*A block of data:*

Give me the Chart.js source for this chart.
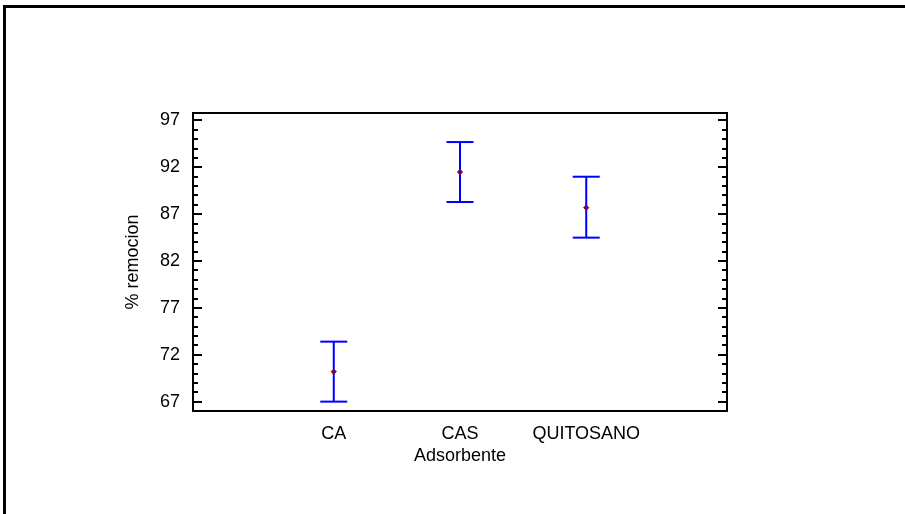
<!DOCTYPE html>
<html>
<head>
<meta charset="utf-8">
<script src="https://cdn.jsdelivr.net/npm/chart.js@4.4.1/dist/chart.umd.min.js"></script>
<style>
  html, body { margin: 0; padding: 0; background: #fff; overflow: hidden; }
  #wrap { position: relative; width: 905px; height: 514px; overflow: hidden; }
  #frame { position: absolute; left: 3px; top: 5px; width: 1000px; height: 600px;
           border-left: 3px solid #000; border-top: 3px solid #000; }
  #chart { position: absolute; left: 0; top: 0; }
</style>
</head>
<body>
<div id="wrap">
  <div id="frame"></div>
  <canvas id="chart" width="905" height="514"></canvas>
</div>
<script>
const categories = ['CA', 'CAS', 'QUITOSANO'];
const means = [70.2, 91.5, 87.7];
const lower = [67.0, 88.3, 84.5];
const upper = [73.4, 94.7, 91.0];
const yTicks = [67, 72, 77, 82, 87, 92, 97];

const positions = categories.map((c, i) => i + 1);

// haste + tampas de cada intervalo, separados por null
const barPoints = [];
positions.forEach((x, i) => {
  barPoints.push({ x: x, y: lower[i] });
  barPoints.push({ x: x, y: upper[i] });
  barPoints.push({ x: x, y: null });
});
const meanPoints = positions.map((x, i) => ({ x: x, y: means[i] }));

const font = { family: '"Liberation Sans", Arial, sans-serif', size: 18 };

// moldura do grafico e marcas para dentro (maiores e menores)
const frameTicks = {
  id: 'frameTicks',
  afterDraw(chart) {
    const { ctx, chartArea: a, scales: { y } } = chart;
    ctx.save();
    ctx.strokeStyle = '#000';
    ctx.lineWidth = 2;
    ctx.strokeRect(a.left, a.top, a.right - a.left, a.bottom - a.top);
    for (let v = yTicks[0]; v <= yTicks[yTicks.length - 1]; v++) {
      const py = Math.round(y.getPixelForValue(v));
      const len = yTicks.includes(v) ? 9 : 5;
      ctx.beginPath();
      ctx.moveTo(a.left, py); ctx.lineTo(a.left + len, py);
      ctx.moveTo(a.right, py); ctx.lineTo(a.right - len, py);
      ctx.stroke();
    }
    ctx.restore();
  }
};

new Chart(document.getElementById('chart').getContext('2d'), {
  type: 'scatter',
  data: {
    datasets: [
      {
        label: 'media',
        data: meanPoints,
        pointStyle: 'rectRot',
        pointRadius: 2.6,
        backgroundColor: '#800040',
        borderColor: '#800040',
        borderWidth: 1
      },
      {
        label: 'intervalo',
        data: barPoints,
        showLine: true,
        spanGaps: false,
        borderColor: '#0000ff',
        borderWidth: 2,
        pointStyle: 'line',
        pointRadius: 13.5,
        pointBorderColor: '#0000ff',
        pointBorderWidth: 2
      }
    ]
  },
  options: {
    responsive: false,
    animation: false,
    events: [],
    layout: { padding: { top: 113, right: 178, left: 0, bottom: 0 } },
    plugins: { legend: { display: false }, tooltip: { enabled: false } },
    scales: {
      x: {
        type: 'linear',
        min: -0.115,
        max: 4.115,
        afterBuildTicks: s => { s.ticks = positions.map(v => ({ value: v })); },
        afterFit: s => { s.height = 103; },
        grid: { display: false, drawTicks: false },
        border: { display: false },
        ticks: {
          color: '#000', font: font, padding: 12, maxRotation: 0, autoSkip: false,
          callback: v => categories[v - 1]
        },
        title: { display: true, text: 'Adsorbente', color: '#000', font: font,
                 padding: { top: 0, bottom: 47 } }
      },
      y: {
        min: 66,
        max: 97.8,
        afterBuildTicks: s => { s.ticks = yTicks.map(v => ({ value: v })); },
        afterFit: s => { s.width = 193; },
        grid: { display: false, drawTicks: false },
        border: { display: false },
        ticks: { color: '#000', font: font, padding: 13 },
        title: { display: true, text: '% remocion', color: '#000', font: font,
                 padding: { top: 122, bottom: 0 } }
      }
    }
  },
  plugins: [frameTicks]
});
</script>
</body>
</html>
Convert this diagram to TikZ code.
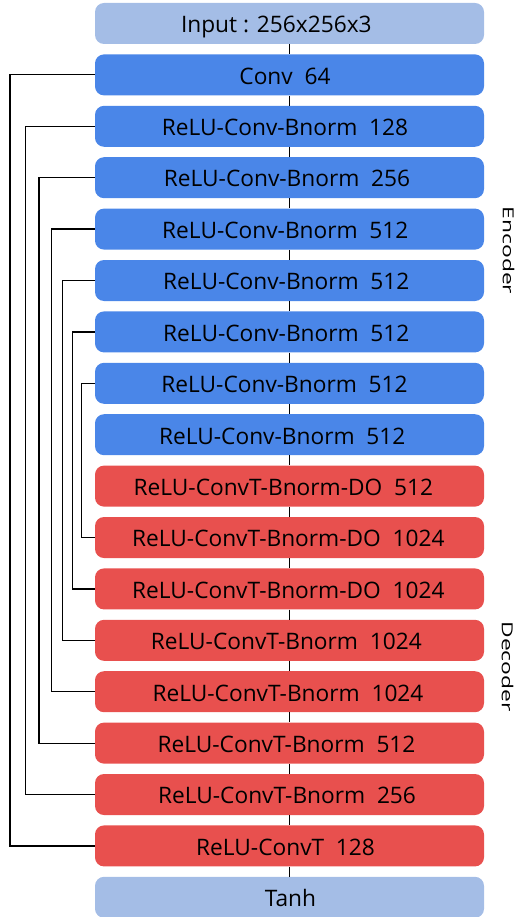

*Task brief:* Transcribe each line above verbatim, with the pictures left out.

*Exercise response:*
Give me the Chart.js source for this chart.
<!DOCTYPE html>
<html>
<head>
<meta charset="utf-8">
<script src="https://cdn.jsdelivr.net/npm/chart.js@4.4.1/dist/chart.umd.min.js"></script>
<style>
  html, body { margin: 0; padding: 0; background: #fff; overflow: hidden; }
  #wrap { position: relative; width: 905px; height: 514px; overflow: hidden; }
  #frame { position: absolute; left: 3px; top: 5px; width: 1000px; height: 600px;
           border-left: 3px solid #000; border-top: 3px solid #000; }
  #chart { position: absolute; left: 0; top: 0; }
</style>
</head>
<body>
<div id="wrap">
  <div id="frame"></div>
  <canvas id="chart" width="905" height="514"></canvas>
</div>
<script>
const categories = ['CA', 'CAS', 'QUITOSANO'];
const means = [70.2, 91.5, 87.7];
const lower = [67.0, 88.3, 84.5];
const upper = [73.4, 94.7, 91.0];
const yTicks = [67, 72, 77, 82, 87, 92, 97];

const positions = categories.map((c, i) => i + 1);

// haste + tampas de cada intervalo, separados por null
const barPoints = [];
positions.forEach((x, i) => {
  barPoints.push({ x: x, y: lower[i] });
  barPoints.push({ x: x, y: upper[i] });
  barPoints.push({ x: x, y: null });
});
const meanPoints = positions.map((x, i) => ({ x: x, y: means[i] }));

const font = { family: '"Liberation Sans", Arial, sans-serif', size: 18 };

// moldura do grafico e marcas para dentro (maiores e menores)
const frameTicks = {
  id: 'frameTicks',
  afterDraw(chart) {
    const { ctx, chartArea: a, scales: { y } } = chart;
    ctx.save();
    ctx.strokeStyle = '#000';
    ctx.lineWidth = 2;
    ctx.strokeRect(a.left, a.top, a.right - a.left, a.bottom - a.top);
    for (let v = yTicks[0]; v <= yTicks[yTicks.length - 1]; v++) {
      const py = Math.round(y.getPixelForValue(v));
      const len = yTicks.includes(v) ? 9 : 5;
      ctx.beginPath();
      ctx.moveTo(a.left, py); ctx.lineTo(a.left + len, py);
      ctx.moveTo(a.right, py); ctx.lineTo(a.right - len, py);
      ctx.stroke();
    }
    ctx.restore();
  }
};

new Chart(document.getElementById('chart').getContext('2d'), {
  type: 'scatter',
  data: {
    datasets: [
      {
        label: 'media',
        data: meanPoints,
        pointStyle: 'rectRot',
        pointRadius: 2.6,
        backgroundColor: '#800040',
        borderColor: '#800040',
        borderWidth: 1
      },
      {
        label: 'intervalo',
        data: barPoints,
        showLine: true,
        spanGaps: false,
        borderColor: '#0000ff',
        borderWidth: 2,
        pointStyle: 'line',
        pointRadius: 13.5,
        pointBorderColor: '#0000ff',
        pointBorderWidth: 2
      }
    ]
  },
  options: {
    responsive: false,
    animation: false,
    events: [],
    layout: { padding: { top: 113, right: 178, left: 0, bottom: 0 } },
    plugins: { legend: { display: false }, tooltip: { enabled: false } },
    scales: {
      x: {
        type: 'linear',
        min: -0.115,
        max: 4.115,
        afterBuildTicks: s => { s.ticks = positions.map(v => ({ value: v })); },
        afterFit: s => { s.height = 103; },
        grid: { display: false, drawTicks: false },
        border: { display: false },
        ticks: {
          color: '#000', font: font, padding: 12, maxRotation: 0, autoSkip: false,
          callback: v => categories[v - 1]
        },
        title: { display: true, text: 'Adsorbente', color: '#000', font: font,
                 padding: { top: 0, bottom: 47 } }
      },
      y: {
        min: 66,
        max: 97.8,
        afterBuildTicks: s => { s.ticks = yTicks.map(v => ({ value: v })); },
        afterFit: s => { s.width = 193; },
        grid: { display: false, drawTicks: false },
        border: { display: false },
        ticks: { color: '#000', font: font, padding: 13 },
        title: { display: true, text: '% remocion', color: '#000', font: font,
                 padding: { top: 122, bottom: 0 } }
      }
    }
  },
  plugins: [frameTicks]
});
</script>
</body>
</html>
Convert this diagram to TikZ code.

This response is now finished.